The design and reported outcomes of this trial are under heavy international criticism at the moment, for example:

http://www.stats.org/pace-research-sparked-patient-rebellion-challenged-medicine/

More importantly, the report of the US Institute of Health, BEYOND MYALGIC ENCEPHALOMYELITIS/CHRONIC FATIGUE SYNDROME, Redefining an Illness,

http://www.ncbi.nlm.nih.gov/pubmed/25695122

is unequivocal that this is not a 'psychogenic' disorder.

This is from page 5:

'The primary message of this report is that ME/CFS is a serious, chronic, complex, and systemic disease that frequently and dramatically limits the activities of affected patients. In its most severe form, this disease can consume the lives of those whom it afflicts. It is “real.” It is not appropriate to dismiss these patients by saying, “I am chronically fatigued, too.”'

At the end of page 2 and the beginning of page 3, the report refers to 'the misconception that it is a psychogenic illness or even a figment of the patient's imagination'. A few lines further down in the same paragraph, it refers to 'delays in diagnosis or to misdiagnosis of a psychological problem.'

At the end of that paragraph the last sentence refers to doctors 'who often subject them to treatment strategies that exacerbate their symptoms.'. (This is undoubtedly a reference to CBT and GET.)

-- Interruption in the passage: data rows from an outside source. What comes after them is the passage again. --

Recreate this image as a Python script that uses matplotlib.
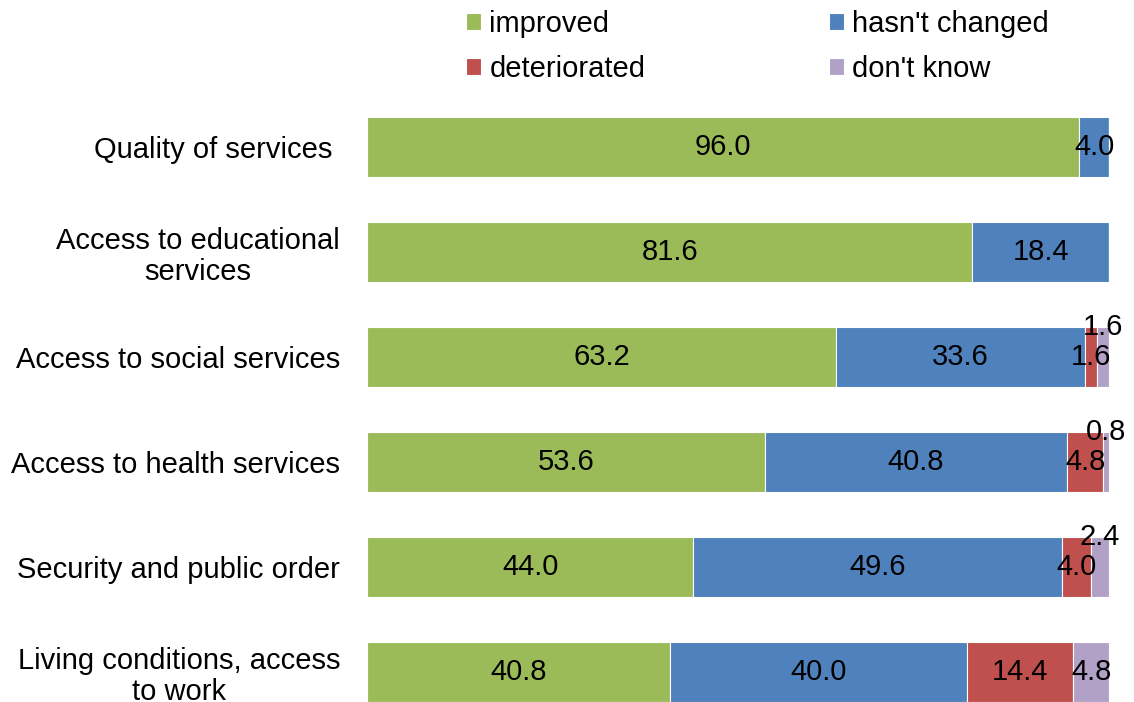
import matplotlib
matplotlib.use("Agg")
import matplotlib.pyplot as plt

plt.rcParams['font.family'] = ['Liberation Sans', 'DejaVu Sans']

categories = [
    "Quality of services ",
    "Access to educational\nservices",
    "Access to social services",
    "Access to health services",
    "Security and public order",
    "Living conditions, access\nto work",
]
series_names = ["improved", "hasn't changed", "deteriorated", "don't know"]
improved = [96.0, 81.6, 63.2, 53.6, 44.0, 40.8]
unchanged = [4.0, 18.4, 33.6, 40.8, 49.6, 40.0]
deteriorated = [0.0, 0.0, 1.6, 4.8, 4.0, 14.4]
dont_know = [0.0, 0.0, 1.6, 0.8, 2.4, 4.8]
colors = ["#9BBB59", "#4F81BD", "#C0504D", "#B2A1C7"]

FS = 21
W, H = 1134, 702
fig = plt.figure(figsize=(W / 100, H / 100), dpi=100)
ax = fig.add_axes([367 / W, 0, (1109 - 367) / W, 1])

ypos = list(range(len(categories)))
left = [0.0] * len(categories)
handles = []
for name, vals, col in zip(series_names, [improved, unchanged, deteriorated, dont_know], colors):
    bars = ax.barh(ypos, vals, left=left, height=0.57, color=col,
                   edgecolor="white", linewidth=0.8, label=name)
    handles.append(bars)
    for i, v in enumerate(vals):
        if v <= 0:
            continue
        cx = left[i] + v / 2
        cy = ypos[i]
        # narrow "don't know" segments get their label lifted above the bar
        if name == "don't know" and v < 3:
            cy -= 0.29
        ax.text(cx, cy, f"{v:.1f}", ha="center", va="center", fontsize=FS, color="black")
    left = [l + v for l, v in zip(left, vals)]

ax.set_xlim(0, 100)
ax.set_ylim((H - 147) / 105, -147 / 105)
ax.set_yticks(ypos)
ax.set_yticklabels(categories, fontsize=FS, linespacing=1.15, multialignment="center")
ax.tick_params(axis="y", length=0, pad=19.4)
ax.set_xticks([])
for s in ax.spines.values():
    s.set_visible(False)

order = [0, 2, 1, 3]
fig.legend([handles[k] for k in order], [series_names[k] for k in order],
           ncol=2, loc="upper left", bbox_to_anchor=(466 / W, 1 - 10 / H),
           frameon=False, fontsize=FS, handlelength=0.5, handleheight=0.5,
           handletextpad=0.3, columnspacing=6.3, labelspacing=0.57,
           borderpad=0, borderaxespad=0)

fig.savefig("out.png", dpi=100)
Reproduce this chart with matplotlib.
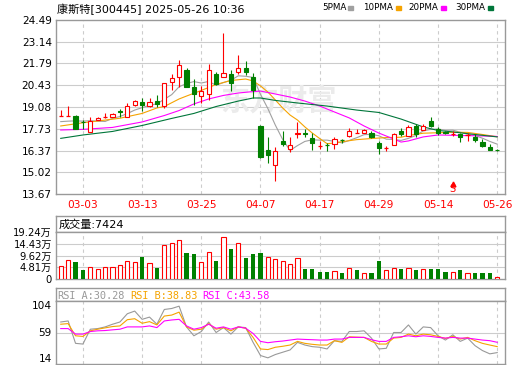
import matplotlib
matplotlib.use('Agg')
import matplotlib.pyplot as plt
from matplotlib.patches import Rectangle

plt.rcParams['font.family'] = ['DejaVu Sans', 'Noto Sans CJK SC']

W, H = 520, 365
RED = '#ff0000'
GREEN = '#008000'
GRID = '#cccccc'
EDGE = '#999999'

title = '康斯特[300445] 2025-05-26 10:36'

# x axis labels (candle index -> date)
dates = ['03-03', '03-13', '03-25', '04-07', '04-17', '04-29', '05-14', '05-26']
date_idx = [3, 11, 19, 27, 35, 43, 51, 59]

# daily candles 02-26 .. 05-26
opens = [18.52, 18.54, 18.55, 18.16, 17.54, 18.27, 18.43, 18.48, 18.82, 18.48,
         19.20, 19.41, 19.16, 19.47, 19.17, 20.65, 20.96, 21.38, 20.34, 19.78,
         19.87, 21.11, 20.96, 21.11, 21.24, 21.52, 20.96, 17.90, 16.41, 15.47,
         16.98, 16.45, 17.40, 17.47, 17.13, 16.65, 16.74, 16.78, 17.00, 17.28,
         17.48, 17.48, 17.45, 16.86, 16.50, 16.72, 17.59, 17.28, 17.90, 17.65,
         18.21, 17.69, 17.50, 17.43, 17.38, 17.33, 17.23, 16.92, 16.61, 16.42]
highs = [18.89, 19.16, 18.58, 18.27, 18.44, 18.46, 18.73, 18.73, 18.96, 19.33,
         19.52, 19.62, 19.66, 19.83, 20.57, 21.11, 22.00, 21.50, 20.80, 20.40,
         21.74, 21.26, 23.70, 21.38, 22.31, 21.94, 21.18, 17.95, 17.23, 16.61,
         17.59, 17.20, 18.17, 17.69, 17.45, 16.98, 16.86, 17.20, 17.07, 17.76,
         17.69, 17.69, 17.59, 16.98, 16.65, 17.48, 17.76, 17.96, 18.02, 18.02,
         18.44, 17.85, 17.60, 17.60, 17.48, 17.45, 17.38, 17.07, 16.76, 16.47]
lows = [18.50, 18.50, 17.70, 17.73, 17.54, 18.25, 18.42, 18.48, 18.48, 18.48,
        19.14, 18.83, 19.08, 19.08, 19.02, 20.14, 20.34, 20.32, 19.20, 19.31,
        19.52, 20.45, 20.95, 20.08, 21.13, 21.07, 19.66, 15.91, 15.58, 14.50,
        16.66, 16.30, 17.13, 17.20, 16.41, 16.45, 16.36, 16.45, 16.86, 17.21,
        17.45, 17.46, 17.15, 16.14, 16.36, 16.70, 17.28, 17.27, 17.23, 17.63,
        17.82, 17.34, 17.38, 17.28, 16.92, 16.96, 16.92, 16.62, 16.39, 16.34]
closes = [18.54, 18.56, 17.71, 18.13, 18.23, 18.38, 18.45, 18.65, 18.74, 19.14,
          19.45, 19.20, 19.37, 19.25, 20.55, 20.86, 21.69, 20.34, 19.87, 20.08,
          21.38, 20.49, 21.18, 20.55, 21.49, 21.24, 20.14, 15.95, 16.10, 16.36,
          16.76, 16.72, 17.45, 17.43, 16.82, 16.67, 16.71, 17.07, 16.98, 17.59,
          17.50, 17.65, 17.20, 16.51, 16.52, 17.40, 17.38, 17.85, 17.40, 17.90,
          17.90, 17.48, 17.47, 17.45, 17.23, 17.34, 17.03, 16.67, 16.41, 16.39]

ma5 = [18.17, 18.20, 18.22, 18.20, 18.23, 18.20, 18.18, 18.37, 18.49, 18.67,
       18.89, 19.04, 19.18, 19.28, 19.56, 19.85, 20.34, 20.54, 20.66, 20.57,
       20.67, 20.43, 20.60, 20.74, 21.02, 20.99, 20.92, 19.87, 18.98, 17.96,
       17.06, 16.38, 16.68, 16.94, 17.04, 17.02, 17.02, 16.94, 16.85, 17.00,
       17.17, 17.36, 17.38, 17.29, 17.08, 17.06, 17.00, 17.13, 17.31, 17.59,
       17.69, 17.71, 17.63, 17.64, 17.51, 17.39, 17.30, 17.14, 16.94, 16.77]
ma10_idx = [0, 3, 5, 8, 11, 13, 14, 16, 17, 19, 21, 23, 25, 26, 27, 28, 29, 30, 31, 32,
            33, 34, 35, 36, 37, 38, 40, 42, 44, 46, 47, 49, 51, 53, 55, 57, 59]
ma10 = [17.90, 18.10, 18.21, 18.38, 18.68, 19.02, 19.11, 19.58, 19.76, 20.11,
        20.48, 20.73, 20.82, 20.70, 20.39, 20.01, 19.52, 19.02, 18.58, 18.27,
        17.84, 17.46, 17.12, 16.80, 16.84, 16.92, 17.05, 17.12, 17.18, 17.20,
        17.31, 17.45, 17.48, 17.51, 17.50, 17.37, 17.23]
ma20_idx = [0, 3, 7, 11, 14, 16, 18, 20, 22, 24, 26, 27, 29, 31, 33, 35, 37, 39, 41, 43,
            45, 46, 47, 49, 51, 54, 57, 59]
ma20 = [17.65, 17.69, 17.81, 18.15, 18.55, 18.86, 19.27, 19.58, 19.80, 19.95,
        20.04, 20.07, 19.89, 19.70, 19.45, 19.14, 18.77, 18.40, 17.90, 17.46,
        17.09, 16.90, 16.97, 17.22, 17.34, 17.31, 17.28, 17.25]
ma30_idx = [0, 3, 7, 11, 15, 18, 21, 24, 26, 27, 29, 32, 36, 40, 43, 46, 49, 51, 53, 56, 59]
ma30 = [17.13, 17.34, 17.56, 17.93, 18.37, 18.68, 19.11, 19.45, 19.64, 19.64,
        19.49, 19.33, 19.14, 18.89, 18.74, 18.33, 17.84, 17.62, 17.53, 17.37, 17.22]

price_ticks = [13.67, 15.02, 16.37, 17.73, 19.08, 20.43, 21.79, 23.14, 24.49]
signal_idx = 53

# volume, 万手
volume = [5.32, 7.64, 6.96, 3.68, 4.77, 4.09, 4.77, 4.77, 5.73, 7.23,
          6.82, 9.00, 6.41, 4.50, 13.78, 14.60, 15.83, 10.64, 10.23, 6.82,
          10.91, 7.37, 17.05, 12.28, 14.60, 8.60, 10.23, 10.70, 8.87, 8.05,
          7.23, 6.14, 8.46, 4.09, 4.09, 2.86, 2.86, 3.14, 2.46, 4.37,
          3.68, 2.32, 2.46, 7.37, 3.55, 4.37, 4.09, 4.37, 3.68, 3.96,
          4.09, 4.09, 2.86, 2.73, 3.68, 2.32, 2.46, 2.46, 2.46, 0.74]
vol_up = [1, 1, 0, 0, 1, 1, 1, 1, 1, 1, 1, 0, 1, 0, 1, 1, 1, 0, 0, 1,
          1, 0, 1, 0, 1, 0, 0, 0, 1, 1, 1, 1, 1, 0, 0, 0, 0, 1, 0, 1,
          0, 1, 0, 0, 1, 1, 0, 1, 0, 1, 0, 0, 0, 1, 0, 1, 0, 0, 0, 1]
vol_ticks = [0, 4.81, 9.62, 14.43, 19.24]
vol_last = 7424

rsi_a = [74, 75.5, 43.5, 42.5, 63.7, 64.6, 67, 70.8, 74, 85.8,
         89.6, 77.8, 81, 70.8, 91.9, 93.3, 96.6, 67, 54.3, 60.4,
         74, 59, 66, 56.7, 67, 66, 44.9, 26.1, 22.8, 27.5,
         30.8, 34.1, 44.9, 41.1, 38.8, 37.9, 35.5, 47.3, 46.3, 60.4,
         60.4, 61.4, 51, 35.5, 36.4, 59, 59, 69.8, 56.7, 67,
         66, 54.3, 48.2, 55.7, 46.3, 51, 40.2, 33.2, 28.5, 30.28]
rsi_b = [70.8, 71.7, 54.3, 53.4, 61.4, 63.7, 65.6, 67.5, 68.4, 77.3,
         78.7, 72.2, 74.5, 69.8, 82.5, 83.9, 88.1, 67, 62.3, 63.7,
         71.7, 63.7, 66, 61.4, 67, 65.1, 52, 35.5, 34.6, 37.9,
         39.3, 41.1, 46.3, 43.5, 42.1, 41.1, 41.1, 47.3, 44.9, 52.9,
         52.4, 52, 46.3, 42.5, 42.5, 51, 52, 56.7, 54.3, 56.7,
         55.7, 53.4, 50.5, 53.4, 49.6, 52, 47.3, 43.5, 41.1, 38.83]
rsi_c = [64.6, 64.6, 56.7, 56.7, 60.4, 61.4, 61.8, 62.8, 63.7, 67,
         67, 67, 68.4, 66, 75.5, 76.9, 77.8, 68.4, 63.7, 66,
         70.8, 65.1, 67, 63.7, 67, 65.1, 57.6, 46.3, 44.4, 45.8,
         46.8, 48.2, 49.6, 49.1, 48.7, 48.2, 48.2, 49.6, 49.6, 52,
         52, 52, 48.7, 46.3, 46.3, 52, 52.9, 54.3, 52.9, 54.3,
         53.4, 52, 51, 52, 51, 51, 49.6, 48.2, 47.3, 45.0]
rsi_ticks = [14, 59, 104]
rsi_now = [30.28, 38.83, 43.58]

MA_COLORS = ['#a0a0a0', '#f5a300', '#ff00ff', '#00763a']
RSI_COLORS = ['#999999', '#f5a300', '#ff00ff']


def box(l, t, r, b):
    return [l / W, 1 - b / H, (r - l) / W, (b - t) / H]


def frame(ax):
    ax.set_xlim(-0.64, 60.05)
    for s in ax.spines.values():
        s.set_color(EDGE)
        s.set_linewidth(1.0)
    ax.tick_params(length=0, labelsize=7.6, pad=3)


def vgrid(ax):
    for i in date_idx:
        ax.axvline(i, color=GRID, lw=0.8, ls=(0, (3, 3)), zorder=0)


fig = plt.figure(figsize=(W / 100, H / 100), dpi=100)
ax_p = fig.add_axes(box(56, 20, 505, 194))
ax_vh = fig.add_axes(box(56, 216, 505, 232))
ax_v = fig.add_axes(box(56, 232, 505, 279))
ax_rh = fig.add_axes(box(56, 288, 505, 301))
ax_r = fig.add_axes(box(56, 301, 505, 364))

# ---- price panel
frame(ax_p)
vgrid(ax_p)
ax_p.set_ylim(price_ticks[0], price_ticks[-1])
ax_p.set_yticks(price_ticks, [f'{t:.2f}' for t in price_ticks])
for t in price_ticks[1:-1]:
    ax_p.axhline(t, color=GRID, lw=0.8, zorder=0)
ax_p.set_xticks(date_idx, dates)
ax_p.tick_params(axis='x', labelcolor=RED, pad=4)
ax_p.text(29.5, 19.45, '东方财富', fontsize=21, color='#ebebeb', weight='bold',
          ha='center', va='center', zorder=0)

ax_p.plot(range(len(ma5)), ma5, color=MA_COLORS[0], lw=0.8, zorder=2)
ax_p.plot(ma10_idx, ma10, color=MA_COLORS[1], lw=0.8, zorder=2)
ax_p.plot(ma20_idx, ma20, color=MA_COLORS[2], lw=0.8, zorder=2)
ax_p.plot(ma30_idx, ma30, color=MA_COLORS[3], lw=0.8, zorder=2)

w = 0.58
for i, (o, h, l, c) in enumerate(zip(opens, highs, lows, closes)):
    col = RED if c >= o else GREEN
    ax_p.vlines(i, l, h, color=col, lw=0.8, zorder=3)
    if abs(c - o) < 0.03:
        ax_p.hlines(o, i - w / 2, i + w / 2, color=col, lw=0.9, zorder=4)
    elif c > o:
        ax_p.add_patch(Rectangle((i - w / 2, o), w, c - o, facecolor='white',
                                 edgecolor=RED, lw=0.8, zorder=4))
    else:
        ax_p.add_patch(Rectangle((i - w / 2, c), w, o - c, facecolor=GREEN,
                                 edgecolor=GREEN, lw=0.8, zorder=4))

ax_p.plot(signal_idx, 14.32, marker='^', color=RED, ms=3.5, zorder=5)
ax_p.text(signal_idx, 13.95, 'S', color=RED, fontsize=7, ha='center', va='center', zorder=5)

# ---- volume panel
for ax in (ax_vh, ax_rh):
    frame(ax)
    ax.set_xticks([])
    ax.set_yticks([])
ax_vh.text(0.005, 0.45, f'成交量:{vol_last}', transform=ax_vh.transAxes,
           fontsize=8, va='center')

frame(ax_v)
vgrid(ax_v)
ax_v.set_ylim(0, vol_ticks[-1])
ax_v.set_xticks([])
ax_v.set_yticks(vol_ticks, ['0'] + [f'{t:.2f}万' for t in vol_ticks[1:]])
ax_v.tick_params(axis='y', labelsize=7.2)
for t in vol_ticks[1:-1]:
    ax_v.axhline(t, color=GRID, lw=0.8, zorder=0)
for i, (v, up) in enumerate(zip(volume, vol_up)):
    if up:
        ax_v.bar(i, v, width=w, facecolor='white', edgecolor=RED, lw=0.8, zorder=3)
    else:
        ax_v.bar(i, v, width=w, color=GREEN, zorder=3)

# ---- RSI panel
names = ['RSI_A', 'RSI_B', 'RSI_C']
for x_px, name, val, col in zip([57, 130, 202], names, rsi_now, RSI_COLORS):
    ax_rh.text((x_px - 56) / 449, 0.45, f'{name}:{val:.2f}', transform=ax_rh.transAxes,
               fontsize=7.4, color=col, va='center', family='DejaVu Sans Mono')

frame(ax_r)
vgrid(ax_r)
ax_r.set_ylim(rsi_ticks[0], rsi_ticks[-1])
ax_r.set_xticks([])
ax_r.set_yticks(rsi_ticks, [str(t) for t in rsi_ticks])
for lab, va in zip(ax_r.get_yticklabels(), ['bottom', 'center', 'top']):
    lab.set_va(va)
ax_r.axhline(rsi_ticks[1], color=GRID, lw=0.8, zorder=0)
for series, col in zip([rsi_a, rsi_b, rsi_c], RSI_COLORS):
    ax_r.plot(range(len(series)), series, color=col, lw=0.8, zorder=2)

# ---- header
fig.text(57 / W, 1 - 9 / H, title, fontsize=8, va='center')
legend = [('5PMA', 322), ('10PMA', 363), ('20PMA', 408), ('30PMA', 455)]
for (name, x_px), col in zip(legend, MA_COLORS):
    t = fig.text(x_px / W, 1 - 8 / H, name, fontsize=6.3, va='center')
    fig.patches.append(Rectangle(((x_px + 6.1 * len(name) + 2) / W, 1 - 10 / H), 5 / W, 4 / H,
                                 transform=fig.transFigure, color=col))

fig.savefig('out.png', dpi=100)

The beginning of the next paragraph refers to 'significant impairment and disability'

These quotations make clear that the committee confirm that this is a seriously disabling disease, not a psychiatric disorder.

Furthermore:

The last sentence before Recommendation 4:

'"Systemic exertion intolerance” captures the fact that exertion of any sort—physical, cognitive, emotional—can adversely affect these patients in many organ systems and in many aspects of their lives. The committee intends for this name to convey the complexity and severity of this disorder.'

'Recommendation 4: The committee recommends that this disorder be renamed “systemic exertion intolerance disease” (SEID). SEID should replace myalgic encephalomyelitis/chronic fatigue syndrome for patients who meet the criteria set forth in this report.'

These are on Page 11 of the Summary. and are set out on pp 227-8.

Note that 'exertion of any sort....may adversely affect these patients in many organ systems.'. This is a clear statement that the imposition of any form of exertion can do extensive, multisystem damage.

The Report thus affirms that theoretical basis of CBT is false, and that GET is a treatment which can cause systemic damage. This supports the information provided by the majority of patients, that following a program of increasing exertion when mildly or moderately ill has resulted, sometimes after a brief period of apparent improvement, in a severe and long- lasting worsening of their illness, permanent total disability and intractable pain.

This would suggest that the original treatment recommendations,, for complete rest from the inception, followed by a lifestyle adapted to the conservation of exertion would be more likely to result in improvement.